STATED GOAL -
Look through the listing and locate every line containing the word "this"; copy those lines.

╭─ GIVEN DATA

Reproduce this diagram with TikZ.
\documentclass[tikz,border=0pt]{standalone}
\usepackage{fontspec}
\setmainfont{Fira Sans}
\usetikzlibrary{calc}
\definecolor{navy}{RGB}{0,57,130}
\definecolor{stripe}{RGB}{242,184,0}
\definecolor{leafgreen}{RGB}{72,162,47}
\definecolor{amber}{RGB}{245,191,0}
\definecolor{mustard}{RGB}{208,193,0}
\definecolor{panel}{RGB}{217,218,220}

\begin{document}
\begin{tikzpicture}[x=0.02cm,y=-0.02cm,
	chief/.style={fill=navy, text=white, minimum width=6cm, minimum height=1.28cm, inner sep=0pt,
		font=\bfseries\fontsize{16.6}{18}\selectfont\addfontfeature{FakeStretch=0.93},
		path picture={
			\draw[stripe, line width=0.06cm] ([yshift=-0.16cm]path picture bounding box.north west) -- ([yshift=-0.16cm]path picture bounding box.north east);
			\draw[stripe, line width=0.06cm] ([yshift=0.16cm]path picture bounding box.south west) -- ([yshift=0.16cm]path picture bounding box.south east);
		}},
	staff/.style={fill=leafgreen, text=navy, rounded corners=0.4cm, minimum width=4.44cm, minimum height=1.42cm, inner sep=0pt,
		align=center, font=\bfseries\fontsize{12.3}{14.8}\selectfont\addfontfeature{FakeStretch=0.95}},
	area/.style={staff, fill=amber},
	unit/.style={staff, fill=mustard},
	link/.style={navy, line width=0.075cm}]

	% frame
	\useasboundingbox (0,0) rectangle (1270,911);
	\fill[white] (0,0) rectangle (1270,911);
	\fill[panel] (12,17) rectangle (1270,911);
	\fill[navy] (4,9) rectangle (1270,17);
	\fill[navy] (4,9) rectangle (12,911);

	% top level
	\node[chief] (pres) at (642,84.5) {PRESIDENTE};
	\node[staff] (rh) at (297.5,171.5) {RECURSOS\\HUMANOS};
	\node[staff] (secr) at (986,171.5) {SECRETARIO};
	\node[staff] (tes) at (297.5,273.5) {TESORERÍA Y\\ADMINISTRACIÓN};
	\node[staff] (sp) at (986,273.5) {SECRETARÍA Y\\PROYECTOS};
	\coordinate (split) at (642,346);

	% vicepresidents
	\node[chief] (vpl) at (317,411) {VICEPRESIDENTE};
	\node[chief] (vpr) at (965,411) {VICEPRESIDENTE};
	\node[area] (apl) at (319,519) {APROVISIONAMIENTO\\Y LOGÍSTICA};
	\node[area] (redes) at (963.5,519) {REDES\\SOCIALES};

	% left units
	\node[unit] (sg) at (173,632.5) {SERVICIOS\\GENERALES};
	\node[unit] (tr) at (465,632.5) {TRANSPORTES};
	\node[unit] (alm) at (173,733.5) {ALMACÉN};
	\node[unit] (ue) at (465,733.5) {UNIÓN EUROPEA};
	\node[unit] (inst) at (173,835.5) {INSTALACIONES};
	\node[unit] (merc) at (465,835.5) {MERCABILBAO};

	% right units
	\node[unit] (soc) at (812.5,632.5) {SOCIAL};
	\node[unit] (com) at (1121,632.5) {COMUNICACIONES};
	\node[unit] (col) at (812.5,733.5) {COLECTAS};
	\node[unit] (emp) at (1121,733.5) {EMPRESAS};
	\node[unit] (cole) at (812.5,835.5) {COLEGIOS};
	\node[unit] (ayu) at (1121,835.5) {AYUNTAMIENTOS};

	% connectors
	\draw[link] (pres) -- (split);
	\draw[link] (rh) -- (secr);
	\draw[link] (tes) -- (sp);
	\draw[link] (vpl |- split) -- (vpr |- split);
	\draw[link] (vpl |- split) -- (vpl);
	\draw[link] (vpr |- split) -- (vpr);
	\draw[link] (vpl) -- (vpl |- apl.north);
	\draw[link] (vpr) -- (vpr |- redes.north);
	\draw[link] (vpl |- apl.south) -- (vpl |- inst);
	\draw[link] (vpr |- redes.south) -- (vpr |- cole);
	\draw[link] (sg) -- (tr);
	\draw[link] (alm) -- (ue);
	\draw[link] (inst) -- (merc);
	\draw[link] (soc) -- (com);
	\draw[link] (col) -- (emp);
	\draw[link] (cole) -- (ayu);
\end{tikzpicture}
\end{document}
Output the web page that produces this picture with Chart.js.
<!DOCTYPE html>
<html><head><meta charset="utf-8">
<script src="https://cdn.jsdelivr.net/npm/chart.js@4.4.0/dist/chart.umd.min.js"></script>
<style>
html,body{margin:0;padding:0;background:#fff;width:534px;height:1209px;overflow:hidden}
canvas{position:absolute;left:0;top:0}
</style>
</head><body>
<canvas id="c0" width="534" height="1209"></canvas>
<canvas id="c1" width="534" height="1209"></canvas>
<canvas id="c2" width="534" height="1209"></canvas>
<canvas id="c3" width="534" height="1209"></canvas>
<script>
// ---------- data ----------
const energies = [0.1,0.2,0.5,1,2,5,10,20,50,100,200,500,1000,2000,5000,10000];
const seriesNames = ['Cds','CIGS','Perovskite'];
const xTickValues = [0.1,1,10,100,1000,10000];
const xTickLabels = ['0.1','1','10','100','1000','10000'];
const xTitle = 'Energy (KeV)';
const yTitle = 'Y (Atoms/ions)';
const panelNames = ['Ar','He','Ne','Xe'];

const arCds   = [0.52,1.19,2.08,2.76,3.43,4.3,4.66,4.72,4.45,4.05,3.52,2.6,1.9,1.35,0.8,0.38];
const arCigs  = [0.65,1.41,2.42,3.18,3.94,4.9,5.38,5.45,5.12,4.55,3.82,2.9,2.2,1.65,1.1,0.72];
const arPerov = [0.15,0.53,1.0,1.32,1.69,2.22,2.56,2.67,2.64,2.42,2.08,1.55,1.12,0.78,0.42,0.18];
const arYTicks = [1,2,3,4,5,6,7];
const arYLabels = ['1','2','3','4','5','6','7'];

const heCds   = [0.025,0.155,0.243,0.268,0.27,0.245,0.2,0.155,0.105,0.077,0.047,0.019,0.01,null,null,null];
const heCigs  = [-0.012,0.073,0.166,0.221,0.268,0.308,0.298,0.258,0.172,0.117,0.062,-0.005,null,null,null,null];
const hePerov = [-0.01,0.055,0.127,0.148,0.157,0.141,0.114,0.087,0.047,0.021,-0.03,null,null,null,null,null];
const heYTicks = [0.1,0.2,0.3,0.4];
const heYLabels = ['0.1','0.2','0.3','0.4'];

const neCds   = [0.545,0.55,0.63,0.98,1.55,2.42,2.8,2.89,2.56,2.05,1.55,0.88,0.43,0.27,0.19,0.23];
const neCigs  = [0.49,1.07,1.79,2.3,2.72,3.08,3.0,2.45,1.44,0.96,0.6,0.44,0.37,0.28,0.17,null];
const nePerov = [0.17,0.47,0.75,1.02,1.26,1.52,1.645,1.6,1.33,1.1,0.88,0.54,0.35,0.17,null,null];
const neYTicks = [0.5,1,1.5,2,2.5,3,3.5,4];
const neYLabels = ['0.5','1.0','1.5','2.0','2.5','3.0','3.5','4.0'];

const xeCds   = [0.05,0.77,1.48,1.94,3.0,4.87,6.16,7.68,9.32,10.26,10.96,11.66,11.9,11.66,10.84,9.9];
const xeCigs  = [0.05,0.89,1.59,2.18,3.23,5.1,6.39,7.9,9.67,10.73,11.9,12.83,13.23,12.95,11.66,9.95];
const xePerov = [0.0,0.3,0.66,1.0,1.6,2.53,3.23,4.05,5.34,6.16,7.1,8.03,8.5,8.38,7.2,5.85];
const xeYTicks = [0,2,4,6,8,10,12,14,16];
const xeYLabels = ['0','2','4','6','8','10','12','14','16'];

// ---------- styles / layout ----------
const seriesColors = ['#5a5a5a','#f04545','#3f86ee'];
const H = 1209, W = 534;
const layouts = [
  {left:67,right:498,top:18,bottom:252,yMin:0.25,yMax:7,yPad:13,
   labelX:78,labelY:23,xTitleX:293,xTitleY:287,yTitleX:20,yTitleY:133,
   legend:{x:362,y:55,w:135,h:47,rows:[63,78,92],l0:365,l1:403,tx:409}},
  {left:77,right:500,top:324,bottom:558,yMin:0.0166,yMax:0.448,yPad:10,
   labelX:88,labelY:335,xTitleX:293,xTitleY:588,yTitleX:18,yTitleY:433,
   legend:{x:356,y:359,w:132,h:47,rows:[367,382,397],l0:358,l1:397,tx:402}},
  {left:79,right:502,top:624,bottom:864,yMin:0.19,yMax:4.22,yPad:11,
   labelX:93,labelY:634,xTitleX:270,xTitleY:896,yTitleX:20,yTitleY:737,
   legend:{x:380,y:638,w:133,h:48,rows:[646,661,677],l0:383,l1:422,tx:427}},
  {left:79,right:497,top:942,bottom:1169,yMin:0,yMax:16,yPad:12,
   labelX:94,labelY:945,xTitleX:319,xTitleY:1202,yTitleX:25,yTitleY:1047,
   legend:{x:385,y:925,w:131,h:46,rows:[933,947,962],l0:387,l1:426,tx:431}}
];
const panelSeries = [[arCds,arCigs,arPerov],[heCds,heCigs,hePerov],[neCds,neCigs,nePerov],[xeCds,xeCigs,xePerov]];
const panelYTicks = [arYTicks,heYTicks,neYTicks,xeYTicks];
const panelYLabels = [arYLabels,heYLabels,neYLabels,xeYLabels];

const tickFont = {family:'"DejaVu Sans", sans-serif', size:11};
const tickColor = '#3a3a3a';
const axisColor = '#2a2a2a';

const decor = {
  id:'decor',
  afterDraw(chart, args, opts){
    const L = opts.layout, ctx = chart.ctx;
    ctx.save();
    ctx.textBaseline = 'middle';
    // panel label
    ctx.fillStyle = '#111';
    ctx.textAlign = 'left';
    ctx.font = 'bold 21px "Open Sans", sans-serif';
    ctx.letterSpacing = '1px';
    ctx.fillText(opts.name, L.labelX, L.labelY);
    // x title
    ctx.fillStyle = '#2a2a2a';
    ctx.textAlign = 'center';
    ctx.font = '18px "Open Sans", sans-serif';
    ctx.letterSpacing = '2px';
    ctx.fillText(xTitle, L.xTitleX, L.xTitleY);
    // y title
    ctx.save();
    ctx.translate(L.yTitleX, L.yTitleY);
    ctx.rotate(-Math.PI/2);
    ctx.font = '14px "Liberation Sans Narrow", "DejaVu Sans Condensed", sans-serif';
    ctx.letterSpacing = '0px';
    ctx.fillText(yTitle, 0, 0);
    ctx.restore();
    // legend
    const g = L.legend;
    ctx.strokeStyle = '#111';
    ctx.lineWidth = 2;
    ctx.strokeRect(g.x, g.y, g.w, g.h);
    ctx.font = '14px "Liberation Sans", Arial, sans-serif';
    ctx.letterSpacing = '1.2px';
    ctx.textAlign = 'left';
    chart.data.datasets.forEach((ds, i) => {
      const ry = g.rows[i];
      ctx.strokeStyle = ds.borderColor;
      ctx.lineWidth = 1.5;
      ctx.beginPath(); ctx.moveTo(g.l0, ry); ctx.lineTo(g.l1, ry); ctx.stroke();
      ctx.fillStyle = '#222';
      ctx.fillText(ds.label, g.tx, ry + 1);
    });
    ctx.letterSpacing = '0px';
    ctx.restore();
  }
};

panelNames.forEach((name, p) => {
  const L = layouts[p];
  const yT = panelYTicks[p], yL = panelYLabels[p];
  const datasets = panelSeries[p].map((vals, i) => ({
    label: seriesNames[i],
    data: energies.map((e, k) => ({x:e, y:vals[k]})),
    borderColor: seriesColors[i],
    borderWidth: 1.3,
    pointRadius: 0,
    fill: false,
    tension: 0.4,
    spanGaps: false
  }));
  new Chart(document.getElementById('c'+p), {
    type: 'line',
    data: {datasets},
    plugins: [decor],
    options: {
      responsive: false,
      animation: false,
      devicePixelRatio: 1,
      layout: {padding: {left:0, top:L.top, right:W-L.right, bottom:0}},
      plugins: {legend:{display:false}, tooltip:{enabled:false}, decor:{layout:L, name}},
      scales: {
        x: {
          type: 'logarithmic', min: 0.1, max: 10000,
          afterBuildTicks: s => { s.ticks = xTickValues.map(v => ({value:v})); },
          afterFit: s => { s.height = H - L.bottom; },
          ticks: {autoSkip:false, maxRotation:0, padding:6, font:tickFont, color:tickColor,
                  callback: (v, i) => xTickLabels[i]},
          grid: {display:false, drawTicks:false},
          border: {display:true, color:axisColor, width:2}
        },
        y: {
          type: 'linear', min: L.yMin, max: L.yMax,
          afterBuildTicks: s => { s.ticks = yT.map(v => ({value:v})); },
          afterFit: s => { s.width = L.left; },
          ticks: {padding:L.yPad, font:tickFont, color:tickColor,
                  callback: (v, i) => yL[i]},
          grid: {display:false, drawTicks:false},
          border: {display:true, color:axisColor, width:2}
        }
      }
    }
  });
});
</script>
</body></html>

╰─

OUTPUT OF THE TASK -
Reproduce this diagram with TikZ.
Output the web page that produces this picture with Chart.js.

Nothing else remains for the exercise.